> **DATASET ENTRIES**:
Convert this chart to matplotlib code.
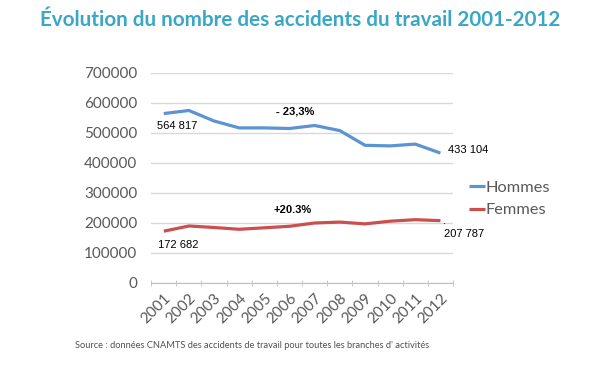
import matplotlib
matplotlib.use('Agg')
import matplotlib.pyplot as plt
import numpy as np

# données
annees = ['2001', '2002', '2003', '2004', '2005', '2006',
          '2007', '2008', '2009', '2010', '2011', '2012']
hommes = [564817, 575000, 540000, 517000, 517000, 515000,
          525000, 508000, 459000, 457000, 463000, 433104]
femmes = [172682, 190000, 185000, 179000, 184000, 189000,
          200000, 203000, 197000, 206000, 211000, 207787]
yticks = [0, 100000, 200000, 300000, 400000, 500000, 600000, 700000]

bleu = '#5b93d3'
rouge = '#c9504f'
gris = '#595959'
fonte = ['Lato', 'DejaVu Sans']
arial = ['Liberation Sans', 'DejaVu Sans']

fig = plt.figure(figsize=(6, 3.65), dpi=100)
ax = fig.add_axes([0.252, 0.2247, 0.503, 0.5753])

x = np.arange(len(annees))
ax.plot(x, hommes, color=bleu, lw=2.3, label='Hommes', solid_capstyle='butt')
ax.plot(x, femmes, color=rouge, lw=2.3, label='Femmes', solid_capstyle='butt')

ax.set_xlim(-0.5, len(annees) - 0.5)
ax.set_ylim(0, 700000)
ax.set_yticks(yticks)
ax.set_yticklabels([str(v) for v in yticks], family=fonte, fontsize=11, color=gris)
ax.yaxis.grid(True, color='#d9d9d9', lw=1)
ax.set_axisbelow(True)
ax.tick_params(axis='y', length=0, pad=10)

# graduations entre les catégories, étiquettes au centre
ax.set_xticks(x)
ax.set_xticklabels(annees, rotation=45, ha='right', va='top', rotation_mode='anchor',
                   family=fonte, fontsize=11, color=gris)
ax.set_xticks(np.arange(-0.5, len(annees)), minor=True)
ax.tick_params(axis='x', which='major', length=0, pad=6)
ax.tick_params(axis='x', which='minor', length=4, direction='inout', color='#bfbfbf')

for s in ['left', 'right', 'top']:
    ax.spines[s].set_visible(False)
ax.spines['bottom'].set_color('#bfbfbf')

# étiquettes des valeurs
ax.text(-0.26, hommes[0] - 42000, '564 817', family=arial, fontsize=8, va='center', ha='left')
ax.text(-0.22, femmes[0] - 45000, '172 682', family=arial, fontsize=8, va='center', ha='left')
ax.text(11.3, hommes[-1] + 10000, '433 104', family=arial, fontsize=8, va='center', ha='left')
ax.text(11.15, femmes[-1] - 46000, '207 787', family=arial, fontsize=8, va='center', ha='left')
ax.text(11.1, femmes[-1] - 12000, '.', family=arial, fontsize=8, va='baseline', ha='left')
ax.text(5.22, 572000, '- 23,3%', family=arial, fontsize=8, fontweight='bold', ha='center', va='center')
ax.text(5.14, 242000, '+20.3%', family=arial, fontsize=8, fontweight='bold', ha='center', va='center')

leg = ax.legend(loc='center left', bbox_to_anchor=(0.757, 0.455), bbox_transform=fig.transFigure,
                frameon=False, handlelength=1.0, handletextpad=0.0, labelspacing=0.5,
                prop={'family': fonte, 'size': 11.8})
for t in leg.get_texts():
    t.set_color(gris)

fig.text(0.5, 0.945, 'Évolution du nombre des accidents du travail 2001-2012',
         family=fonte, fontsize=14.9, fontweight='bold', color='#3aa7c7', ha='center', va='center')
fig.text(0.125, 0.053, "Source : données CNAMTS des accidents de travail pour toutes les branches d' activités",
         family=fonte, fontsize=6.7, color='#505050', ha='left', va='center')

fig.savefig('out.png', dpi=100)
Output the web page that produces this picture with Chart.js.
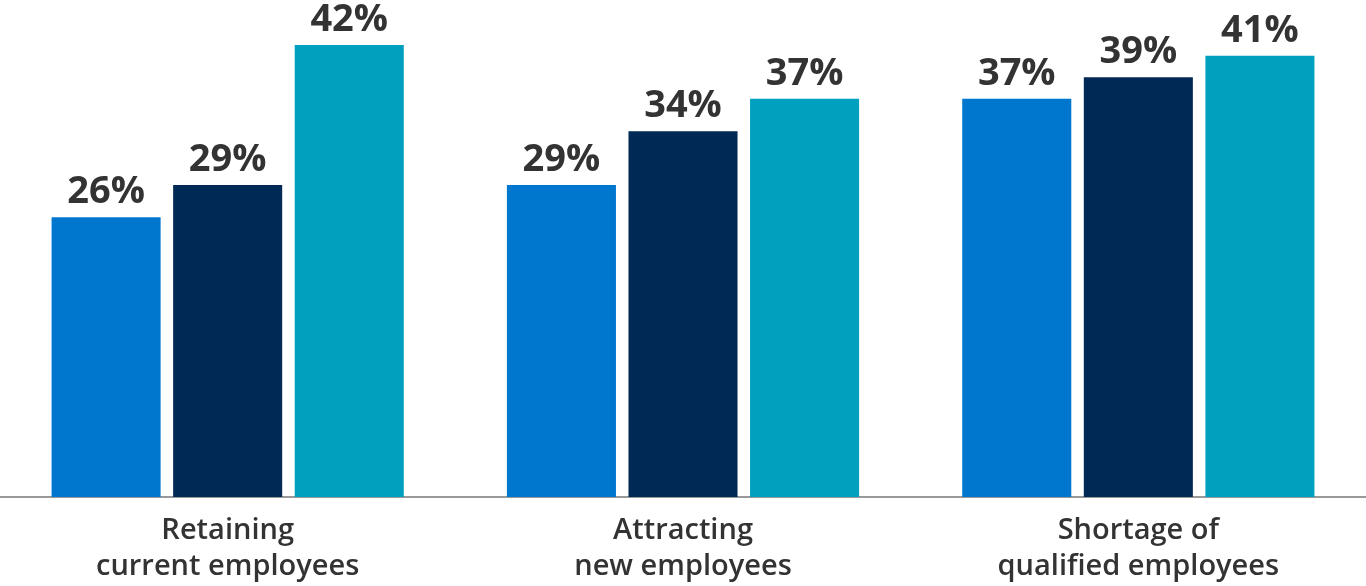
<!DOCTYPE html>
<html>
<head>
<meta charset="utf-8">
<script src="https://cdn.jsdelivr.net/npm/chart.js@4"></script>
<style>
  html, body { margin: 0; padding: 0; background: #fff; }
  canvas { display: block; }
</style>
</head>
<body>
<canvas id="chart" width="1366" height="586"></canvas>
<script>
const categories = [
  ["Retaining", "current employees"],
  ["Attracting", "new employees"],
  ["Shortage of", "qualified employees"],
];
const seriesA = [26, 29, 37];
const seriesB = [29, 34, 39];
const seriesC = [42, 37, 41];
const seriesColors = ["#0077CF", "#002A55", "#00A0BE"];

const valueLabels = {
  id: "valueLabels",
  afterDatasetsDraw(chart) {
    const { ctx } = chart;
    ctx.save();
    ctx.font = "bold 38px 'Open Sans'";
    ctx.fillStyle = "#333333";
    ctx.textAlign = "center";
    ctx.textBaseline = "alphabetic";
    chart.data.datasets.forEach((ds, i) => {
      chart.getDatasetMeta(i).data.forEach((bar, j) => {
        ctx.fillText(`${ds.data[j]}%`, bar.x, bar.y - 14);
      });
    });
    ctx.restore();
  },
};

new Chart(document.getElementById("chart"), {
  type: "bar",
  data: {
    labels: categories,
    datasets: [seriesA, seriesB, seriesC].map((values, i) => ({
      data: values,
      backgroundColor: seriesColors[i],
      categoryPercentage: 0.801,
      barPercentage: 0.897,
    })),
  },
  options: {
    responsive: false,
    animation: false,
    layout: { padding: { top: 2, left: 0, right: 0, bottom: 0 } },
    plugins: {
      legend: { display: false },
      tooltip: { enabled: false },
    },
    scales: {
      x: {
        grid: { display: false, drawTicks: false },
        border: { color: "#999999", width: 2 },
        afterFit(scale) {
          scale.height = 89;
        },
        ticks: {
          color: "#333333",
          padding: 16,
          maxRotation: 0,
          font: { family: "'Open Sans'", size: 29, weight: 600, lineHeight: 1.24 },
        },
      },
      y: {
        display: false,
        min: 0,
        max: 46,
      },
    },
  },
  plugins: [valueLabels],
});
</script>
</body>
</html>
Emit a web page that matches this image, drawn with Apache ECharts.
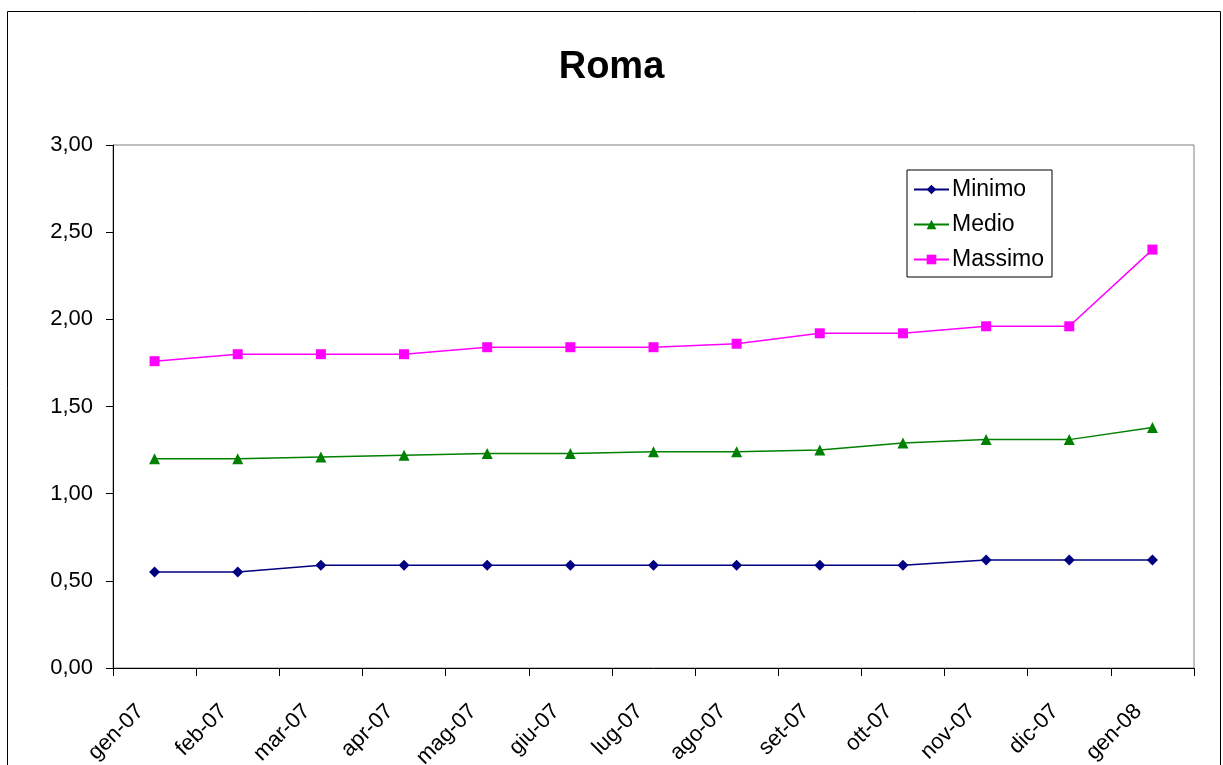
<!DOCTYPE html>
<html><head><meta charset="utf-8">
<script src="https://cdn.jsdelivr.net/npm/echarts@6/dist/echarts.min.js"></script>
<style>html,body{margin:0;padding:0;background:#fff}#c{width:1223px;height:765px}</style>
</head><body><div id="c"></div>
<script>
const categories = ['gen-07','feb-07','mar-07','apr-07','mag-07','giu-07','lug-07','ago-07','set-07','ott-07','nov-07','dic-07','gen-08'];
const minimo  = [0.55,0.55,0.59,0.59,0.59,0.59,0.59,0.59,0.59,0.59,0.62,0.62,0.62];
const medio   = [1.20,1.20,1.21,1.22,1.23,1.23,1.24,1.24,1.25,1.29,1.31,1.31,1.38];
const massimo = [1.76,1.80,1.80,1.80,1.84,1.84,1.84,1.86,1.92,1.92,1.96,1.96,2.40];
const title = 'Roma';

const FONT = 'Liberation Sans, Arial, sans-serif';
const chart = echarts.init(document.getElementById('c'));
chart.setOption({
  backgroundColor: '#fff',
  animation: false,
  textStyle: { fontFamily: FONT },
  title: { text: title, left: 'center', top: 44, textStyle: { fontFamily: FONT, fontSize: 38, fontWeight: 'bold', color: '#000' } },
  graphic: [{ type: 'rect', shape: { x: 7.5, y: 11.5, width: 1213, height: 800 }, style: { fill: 'none', stroke: '#000', lineWidth: 1 }, silent: true, z: -1 }],
  legend: {
    orient: 'vertical', left: 907, top: 170, itemWidth: 35, itemHeight: 12, itemGap: 12,
    padding: [8, 8, 6, 6], borderColor: '#000', borderWidth: 1, backgroundColor: '#fff',
    textStyle: { fontFamily: FONT, fontSize: 23, color: '#000', padding: [0,0,0,-2] },
    data: ['Minimo','Medio','Massimo']
  },
  grid: { left: 113, right: 29, top: 145, bottom: 97, show: true, borderColor: '#808080', borderWidth: 1, containLabel: false, outerBoundsMode: 'none' },
  xAxis: {
    type: 'category', data: categories, boundaryGap: true,
    axisLine: { lineStyle: { color: '#000', width: 1 } },
    axisTick: { show: true, length: 8, inside: false, lineStyle: { color: '#000' } },
    axisLabel: { rotate: 45, fontSize: 22, color: '#000', fontFamily: FONT, margin: 26, padding: [0, 20, 0, 0], interval: 0 },
    splitLine: { show: false }
  },
  yAxis: {
    type: 'value', min: 0, max: 3, interval: 0.5,
    axisLine: { show: true, lineStyle: { color: '#000', width: 1 } },
    axisTick: { show: true, length: 7, lineStyle: { color: '#000' } },
    axisLabel: { fontSize: 22, color: '#000', fontFamily: FONT, margin: 20, formatter: v => v.toFixed(2).replace('.', ',') },
    splitLine: { show: false }
  },
  series: [
    { name: 'Minimo', type: 'line', data: minimo, symbol: 'diamond', symbolSize: 11, showAllSymbol: true,
      itemStyle: { color: '#000080' }, lineStyle: { color: '#000080', width: 1.5 } },
    { name: 'Medio', type: 'line', data: medio, symbol: 'triangle', symbolSize: 11, showAllSymbol: true,
      itemStyle: { color: '#008000' }, lineStyle: { color: '#008000', width: 1.5 } },
    { name: 'Massimo', type: 'line', data: massimo, symbol: 'rect', symbolSize: 10, showAllSymbol: true,
      itemStyle: { color: '#FF00FF' }, lineStyle: { color: '#FF00FF', width: 1.5 } }
  ]
});
</script></body></html>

> **YOUR TASK**:
Please repeat exactly the data above from its first line to the line that contains "ax.spines['bottom'].set_color('#bfbfbf')", inclusive, and leave every picture out.

> **OUTPUT BELOW**:
Convert this chart to matplotlib code.
import matplotlib
matplotlib.use('Agg')
import matplotlib.pyplot as plt
import numpy as np

# données
annees = ['2001', '2002', '2003', '2004', '2005', '2006',
          '2007', '2008', '2009', '2010', '2011', '2012']
hommes = [564817, 575000, 540000, 517000, 517000, 515000,
          525000, 508000, 459000, 457000, 463000, 433104]
femmes = [172682, 190000, 185000, 179000, 184000, 189000,
          200000, 203000, 197000, 206000, 211000, 207787]
yticks = [0, 100000, 200000, 300000, 400000, 500000, 600000, 700000]

bleu = '#5b93d3'
rouge = '#c9504f'
gris = '#595959'
fonte = ['Lato', 'DejaVu Sans']
arial = ['Liberation Sans', 'DejaVu Sans']

fig = plt.figure(figsize=(6, 3.65), dpi=100)
ax = fig.add_axes([0.252, 0.2247, 0.503, 0.5753])

x = np.arange(len(annees))
ax.plot(x, hommes, color=bleu, lw=2.3, label='Hommes', solid_capstyle='butt')
ax.plot(x, femmes, color=rouge, lw=2.3, label='Femmes', solid_capstyle='butt')

ax.set_xlim(-0.5, len(annees) - 0.5)
ax.set_ylim(0, 700000)
ax.set_yticks(yticks)
ax.set_yticklabels([str(v) for v in yticks], family=fonte, fontsize=11, color=gris)
ax.yaxis.grid(True, color='#d9d9d9', lw=1)
ax.set_axisbelow(True)
ax.tick_params(axis='y', length=0, pad=10)

# graduations entre les catégories, étiquettes au centre
ax.set_xticks(x)
ax.set_xticklabels(annees, rotation=45, ha='right', va='top', rotation_mode='anchor',
                   family=fonte, fontsize=11, color=gris)
ax.set_xticks(np.arange(-0.5, len(annees)), minor=True)
ax.tick_params(axis='x', which='major', length=0, pad=6)
ax.tick_params(axis='x', which='minor', length=4, direction='inout', color='#bfbfbf')

for s in ['left', 'right', 'top']:
    ax.spines[s].set_visible(False)
ax.spines['bottom'].set_color('#bfbfbf')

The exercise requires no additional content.